There is no easy way to understand how a specific business process is actually implemented. The whole process is defined by how each service reacts to others. There is no central repository, and the implementation details of business processes are scattered everywhere.
Yes, indeed. There is no easy way because the total system architecture is implicitly defined by the interactions of the components.
There is currently no way to actually express the architecture of such a system as runnable/testable and running code. You have the options of either (a) documenting the architecture or (b) leaving it to be defined implicitly.
Indeed. And you are raising another good point: the testability of such architecture is quite poor. Without a way to represent the architecture as runnable and testable code, it is problematic to ensure the correctness and reliability of the system. While documentation helps, it does not provide the same level of assurance as testable code.
More complicated sure, but adding the ability to mock irrelevant parts and get the whole env up and running locally for dev or test is usually perfectly doable from my experience.
It seems mostly a new rug to sweep complexity under, not necessarily in better ways.
For example, "built-in observability of workflows states" seems to imply very invasive constraints on workflow/orchestrator implementations: maybe a net positive, but contrary to the promise of an "easy way to implement your business logic in full Java".
In this article, I express that the prevalent approach to building event-driven applications using the choreography pattern is misguided and can lead to significant technical debt. As an alternative, I introduce the Infinitic framework as a way to enable teams to implement event driven processes without the pain and complexity of building and managing an event-driven system themselves.
Interesting article Gilles (design patterns are fun!) but in the future maybe worth giving some form of disclosure in the comments.
> Creator of Infinitic orchestration engine (docs.infinitic.io). Building in public at infinitic.substack.com. Previously founder at Zenaton and director at The Family.
hmm, that's strange - it's a special "friend" url and I can access it myself from an incognito window using this url (I have a Medium banner to subscribe but I can close it).
Are you talking about the ad that asks you to consider paying for the content but has a little X to dismiss the dialog? Does Medium disable that X in different regions or is there another blocker I'm not seeing?
It's a queue, it's a stream, it's a journal, it's an event bus, it's a database.
It's also apparently a workflow engine now?
It annoys me so much how appealing this is to a median developer. "Wow I just get to learn this one tool and then I can use it for EVERYTHING!" is not something competent craftsmen/professionals do in any other field, yet in software it's all the rage.
"The way we are building event-driven applications is misguided"
Maybe the way you are!
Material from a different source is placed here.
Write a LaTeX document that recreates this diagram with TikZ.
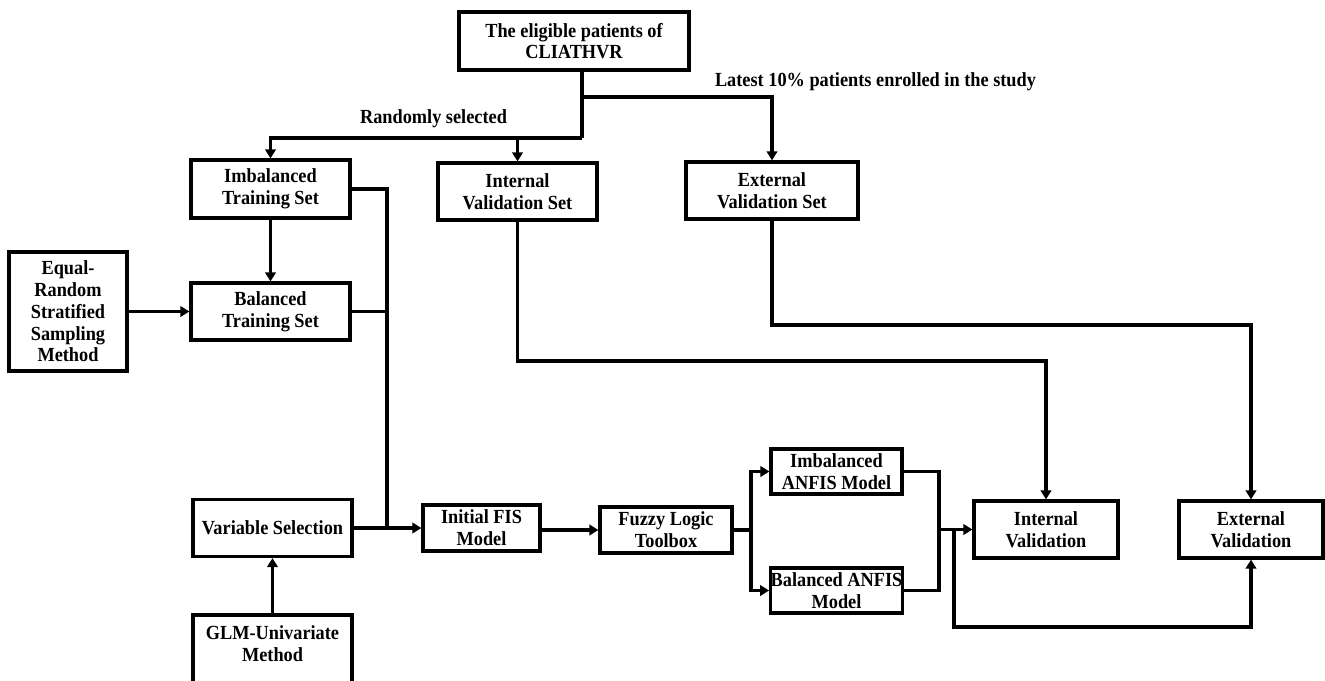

Don't overcomplicate/overabstract things so much!
What have your predecessors done with Kafka? What did Kafka do to your predecessors? Aren't you thrilled to find out? It's enterprise enough to be an endless source of surprises!
Another "forget this style, only use our new framework". What he forgets to mention, and what is probably not in the scope of "our new framework that does everything better", is that it is totally valid to use orchestration and choreography. Same as Confluent pushes the case to use choreography, this post pushes to just use orchestration.
That's wrong. From my point of view:
Don't orchestrate all your business logic for all services down to the smallest event/command!Also: You don't *need* to store all your events forever. This pattern, often pushed, comes with downsides as well. Maybe you have a good case to do so, but don't fall into the trap to just use this pattern because you've read that in some blog post!
Alternatively, you can also just go the route of those vendor blog posts and pay later for the lock in.